Fast forward: I had an amazing 50 mile race in October in nice cold Kansas. I had an amazing Snowdrop, completing the 100 miles. So I had high expectations for Jackalope. The video of the course looked ok. I got a hotel room. My training and overall physical shape is good: high hopes for getting 100k.
Before the race began:
I sounded great didn't I?
After more than 8:39 hours of racing, I got 32 miles.
Here is my video after day 1.
The wheels came off. Somehow, I think I was using much more energy jumping around between ruts in the road to avoid other people and rocks. The afternoon turned out hot, into the 80s, so maybe I didn't hydrate enough. There was no big issues with blisters. But after 28 miles, I gave up the jogging. I felt lousy. I didn't want to eat, a sure sign of heat related issues. So I walked up to my B goal of halfway to 100k.

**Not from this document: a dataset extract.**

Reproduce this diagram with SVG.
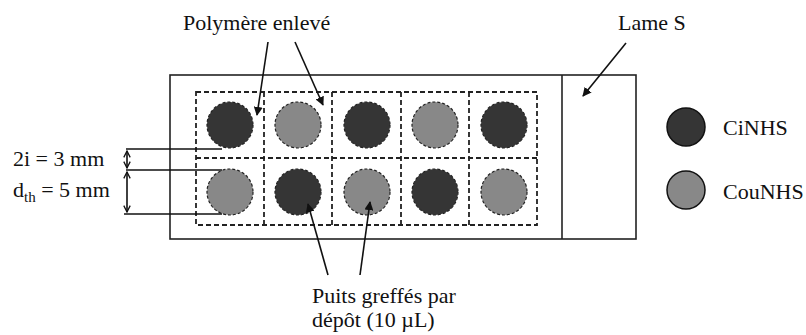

I went to my hotel and showered. I found myself very much wanting to eat my burritos and fruit. As the evening progressed, I realized that I didn't have any reason physically not to continue the race in the morning. What I didn't have was a driving motivation to continue. In fact, I was viewing another 31 miles on that course as 8+ plus hours of hell. More ruts, more people. Smelly, too full porta potties. Another 90 people on a crummy course meant I couldn't pick the easiest parts of the road. The belt buckle wasn't very shiny. Essentially, I had no thing I wanted to work for. Instead I thought I'd just be pissed off all day. I laid in bed from 3 am to 4 am trying to decide what to do. Finally I realized that I didn't have 51% yes. It was a close decision, but I was at least 51% no.
Now I run ultras at all because of how it feels when you get one done. But the motivation to finish has to be there the whole time. Being pissed off won't buy me what I'm looking for.
So I didn't go back to the race. I came home. There are more races on my schedule and one more day to this weekend.
There is something about me that wants to do more in life than be employed and then die. Ultra running, or even marathoning, gives that to me. But I also have other dreams. Maybe finishing ultras is a way to satisfy my dreaming nature until it is time to quit my job. The question of exactly when to quit my job is on my mind alot. The time is soon.
2 comments:
Nice report, spirit. Love the video comments!
K
Great report Laura! And great reason to not return. The third day was even worse with all the people there for the 24 hour, 12 hour and 6 hour so it was a wise decision (and very well articulated). However, the selfish me says it was great to see you! You have an excellent outlook on life.